Ahora, gracias al satélite que divisó el ladrillo, resulta evidente que hace falta una mirada hacia atrás, una reflexión que parta de la premisa de que ni la economía ni el planeamiento por sí solos son capaces de resolver el problema del desarrollo urbano. Una vez más, hay que afirmar que el equilibrio es fundamental y que la práctica exige poner sobre la mesa todos los vectores. Mientras alguna comunidad autónoma ha llegado a descatalogar por vía de ley parques naturales para hacerlos edificables, la Conselleria de Política Territorial de la Generalitat de Cataluña propone que paisaje, arquitectura, economía, suelo, infraestructuras, viviendas, mantenimiento, gestión, sean entendidos como un todo. Para ello es imprescindible que estas variables se articulen territorialmente mediante los planes, las infraestructuras y una nueva organización administrativa, políticamente con la gobernación y económicamente con una evaluación seria de las repercusiones del crecimiento.
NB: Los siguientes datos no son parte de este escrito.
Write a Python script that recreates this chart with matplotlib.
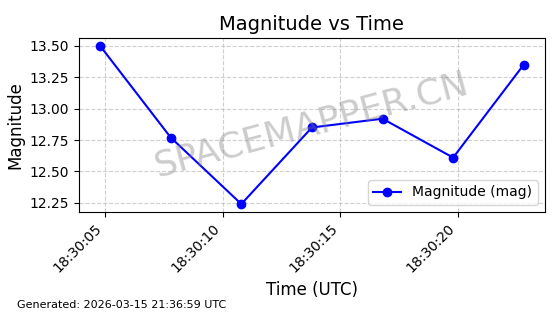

Y no se trata sólo de un problema de sostenibilidad, sino también de pensar que el legado de nuestra época no alcanzará la consideración de patrimonio, como aconteció de hecho con la ciudad construida hasta la mitad del siglo pasado. En este aspecto, estamos rompiendo con el sentido de la tradición, que en última instancia significa transmisión, y que supone, junto con la innovación, el pas de deux del crecimiento de la ciudad del futuro.